INSTRUCTIONS TO FOLLOW: Return each line of the listing that contains the string "with".

START INFORMATION PROVIDED

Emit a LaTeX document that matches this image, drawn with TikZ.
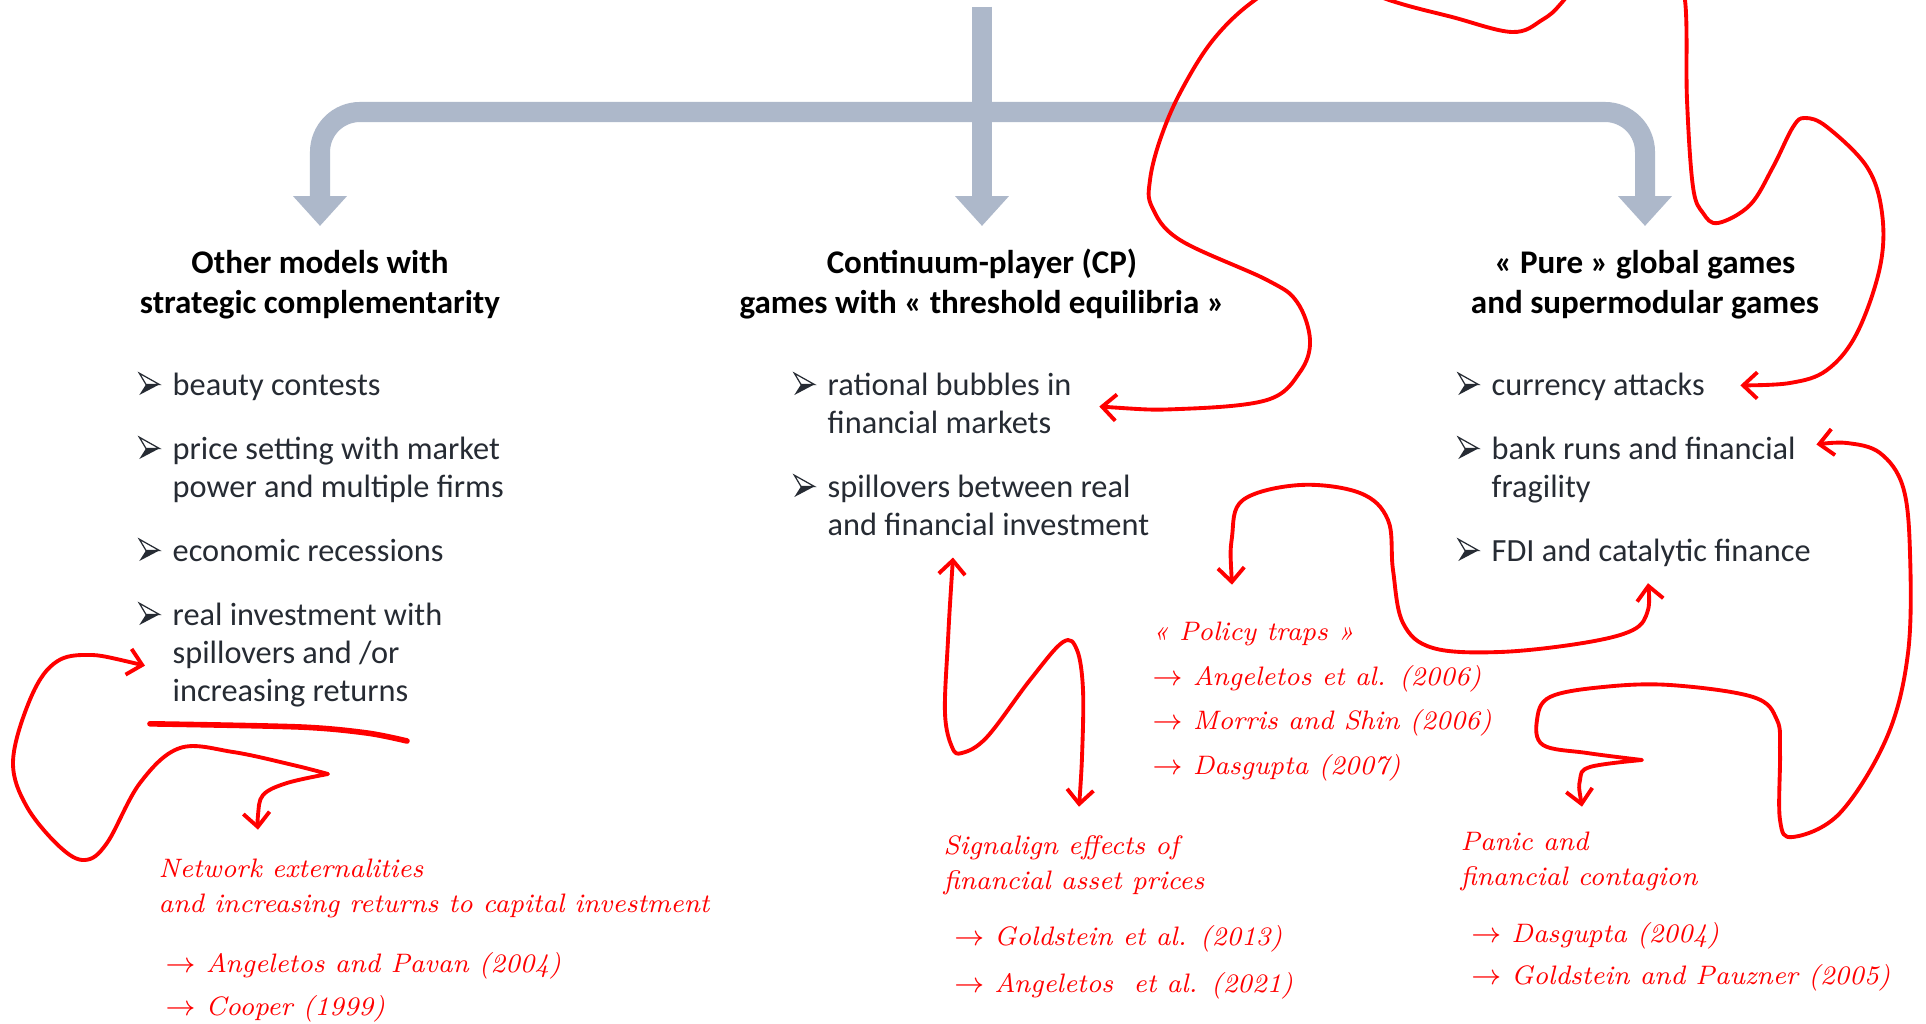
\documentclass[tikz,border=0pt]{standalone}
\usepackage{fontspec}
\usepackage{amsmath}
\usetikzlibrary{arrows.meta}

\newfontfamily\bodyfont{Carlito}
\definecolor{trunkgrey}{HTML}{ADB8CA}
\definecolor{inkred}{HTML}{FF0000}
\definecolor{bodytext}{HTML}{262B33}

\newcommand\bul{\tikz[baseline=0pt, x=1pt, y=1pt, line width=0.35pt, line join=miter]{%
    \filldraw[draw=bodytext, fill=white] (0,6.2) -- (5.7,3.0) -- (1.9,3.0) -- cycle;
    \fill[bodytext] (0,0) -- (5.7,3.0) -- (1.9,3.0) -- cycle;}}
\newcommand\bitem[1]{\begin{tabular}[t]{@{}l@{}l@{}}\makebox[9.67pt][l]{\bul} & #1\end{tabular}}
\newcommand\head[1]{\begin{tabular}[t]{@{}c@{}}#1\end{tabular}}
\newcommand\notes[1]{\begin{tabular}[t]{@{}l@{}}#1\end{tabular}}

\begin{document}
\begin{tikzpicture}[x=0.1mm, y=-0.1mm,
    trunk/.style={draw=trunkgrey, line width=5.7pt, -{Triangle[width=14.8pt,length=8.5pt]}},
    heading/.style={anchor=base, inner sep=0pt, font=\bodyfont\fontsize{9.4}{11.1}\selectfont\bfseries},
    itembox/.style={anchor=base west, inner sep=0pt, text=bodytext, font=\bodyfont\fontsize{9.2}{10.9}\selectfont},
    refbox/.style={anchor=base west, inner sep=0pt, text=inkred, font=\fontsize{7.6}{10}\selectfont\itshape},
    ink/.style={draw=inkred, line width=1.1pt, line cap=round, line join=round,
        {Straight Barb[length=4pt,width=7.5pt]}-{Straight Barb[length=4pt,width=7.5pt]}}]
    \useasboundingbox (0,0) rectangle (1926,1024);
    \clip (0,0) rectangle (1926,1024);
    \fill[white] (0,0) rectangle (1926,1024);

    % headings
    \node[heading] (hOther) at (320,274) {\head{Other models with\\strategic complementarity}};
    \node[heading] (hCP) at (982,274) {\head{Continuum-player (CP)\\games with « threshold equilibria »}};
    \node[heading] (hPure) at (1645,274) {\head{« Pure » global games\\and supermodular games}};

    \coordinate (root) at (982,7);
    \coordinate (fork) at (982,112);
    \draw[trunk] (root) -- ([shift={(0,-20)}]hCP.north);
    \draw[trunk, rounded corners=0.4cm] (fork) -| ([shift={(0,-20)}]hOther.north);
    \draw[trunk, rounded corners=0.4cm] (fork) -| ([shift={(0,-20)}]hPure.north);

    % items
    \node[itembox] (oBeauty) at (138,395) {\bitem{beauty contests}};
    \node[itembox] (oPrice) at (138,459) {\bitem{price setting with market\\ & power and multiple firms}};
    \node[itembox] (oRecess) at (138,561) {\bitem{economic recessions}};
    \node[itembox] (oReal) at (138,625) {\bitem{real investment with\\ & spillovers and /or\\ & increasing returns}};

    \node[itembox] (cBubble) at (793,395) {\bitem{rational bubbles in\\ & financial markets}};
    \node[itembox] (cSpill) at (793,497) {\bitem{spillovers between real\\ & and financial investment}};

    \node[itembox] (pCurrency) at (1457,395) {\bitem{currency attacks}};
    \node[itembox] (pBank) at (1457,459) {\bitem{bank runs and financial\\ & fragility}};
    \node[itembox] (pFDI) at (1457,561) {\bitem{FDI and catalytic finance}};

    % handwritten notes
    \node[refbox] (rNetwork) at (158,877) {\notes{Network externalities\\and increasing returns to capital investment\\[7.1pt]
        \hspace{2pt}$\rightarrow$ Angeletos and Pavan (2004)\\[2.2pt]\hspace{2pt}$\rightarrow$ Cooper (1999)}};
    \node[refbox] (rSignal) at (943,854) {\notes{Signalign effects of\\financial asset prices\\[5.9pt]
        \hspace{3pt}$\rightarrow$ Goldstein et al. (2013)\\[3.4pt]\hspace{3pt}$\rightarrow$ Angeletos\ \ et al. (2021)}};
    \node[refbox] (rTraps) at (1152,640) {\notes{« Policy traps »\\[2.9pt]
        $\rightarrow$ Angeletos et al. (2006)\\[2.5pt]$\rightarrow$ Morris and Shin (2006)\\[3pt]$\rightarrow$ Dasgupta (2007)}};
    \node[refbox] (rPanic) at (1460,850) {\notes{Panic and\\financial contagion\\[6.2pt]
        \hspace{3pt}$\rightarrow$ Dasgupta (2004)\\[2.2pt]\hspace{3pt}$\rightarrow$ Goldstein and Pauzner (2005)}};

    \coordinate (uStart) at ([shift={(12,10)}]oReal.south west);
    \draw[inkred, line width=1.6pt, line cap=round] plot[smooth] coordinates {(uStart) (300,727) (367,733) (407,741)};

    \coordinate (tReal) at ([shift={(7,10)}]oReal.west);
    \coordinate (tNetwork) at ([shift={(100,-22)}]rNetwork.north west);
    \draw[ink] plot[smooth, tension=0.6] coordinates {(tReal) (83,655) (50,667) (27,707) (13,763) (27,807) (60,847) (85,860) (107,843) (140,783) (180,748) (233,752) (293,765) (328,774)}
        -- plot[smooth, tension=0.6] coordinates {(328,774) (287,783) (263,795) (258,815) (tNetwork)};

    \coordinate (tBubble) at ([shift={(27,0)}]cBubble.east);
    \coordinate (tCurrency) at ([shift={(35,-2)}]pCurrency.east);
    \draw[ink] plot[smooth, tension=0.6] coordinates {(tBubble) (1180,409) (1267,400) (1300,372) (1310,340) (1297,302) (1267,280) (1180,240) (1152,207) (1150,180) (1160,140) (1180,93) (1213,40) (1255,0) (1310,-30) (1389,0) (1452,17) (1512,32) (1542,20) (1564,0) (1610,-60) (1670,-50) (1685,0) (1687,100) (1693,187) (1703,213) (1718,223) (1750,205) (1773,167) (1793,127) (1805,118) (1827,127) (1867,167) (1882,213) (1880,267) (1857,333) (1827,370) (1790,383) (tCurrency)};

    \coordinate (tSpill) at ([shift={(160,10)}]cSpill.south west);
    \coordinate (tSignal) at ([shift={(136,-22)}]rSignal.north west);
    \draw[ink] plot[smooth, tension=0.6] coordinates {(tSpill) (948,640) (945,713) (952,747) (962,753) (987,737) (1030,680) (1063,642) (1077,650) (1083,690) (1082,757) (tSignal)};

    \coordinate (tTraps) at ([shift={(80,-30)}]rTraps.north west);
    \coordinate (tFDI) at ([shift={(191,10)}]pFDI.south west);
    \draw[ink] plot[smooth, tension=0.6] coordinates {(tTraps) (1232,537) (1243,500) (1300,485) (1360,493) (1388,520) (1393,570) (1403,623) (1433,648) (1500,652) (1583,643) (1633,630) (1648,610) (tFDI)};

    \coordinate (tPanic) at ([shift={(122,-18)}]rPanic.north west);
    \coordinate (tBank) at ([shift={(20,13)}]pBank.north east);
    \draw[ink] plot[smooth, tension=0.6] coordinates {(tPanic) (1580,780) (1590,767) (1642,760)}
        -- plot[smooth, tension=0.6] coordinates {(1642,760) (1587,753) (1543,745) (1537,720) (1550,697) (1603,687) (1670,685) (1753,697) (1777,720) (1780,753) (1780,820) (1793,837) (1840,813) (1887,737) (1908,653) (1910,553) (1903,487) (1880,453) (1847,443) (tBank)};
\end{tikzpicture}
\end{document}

END INFORMATION PROVIDED

ANSWER TO THIS TASK:
Emit a LaTeX document that matches this image, drawn with TikZ.
    \node[heading] (hOther) at (320,274) {\head{Other models with\\strategic complementarity}};
    \node[heading] (hCP) at (982,274) {\head{Continuum-player (CP)\\games with « threshold equilibria »}};
    \node[itembox] (oPrice) at (138,459) {\bitem{price setting with market\\ & power and multiple firms}};
    \node[itembox] (oReal) at (138,625) {\bitem{real investment with\\ & spillovers and /or\\ & increasing returns}};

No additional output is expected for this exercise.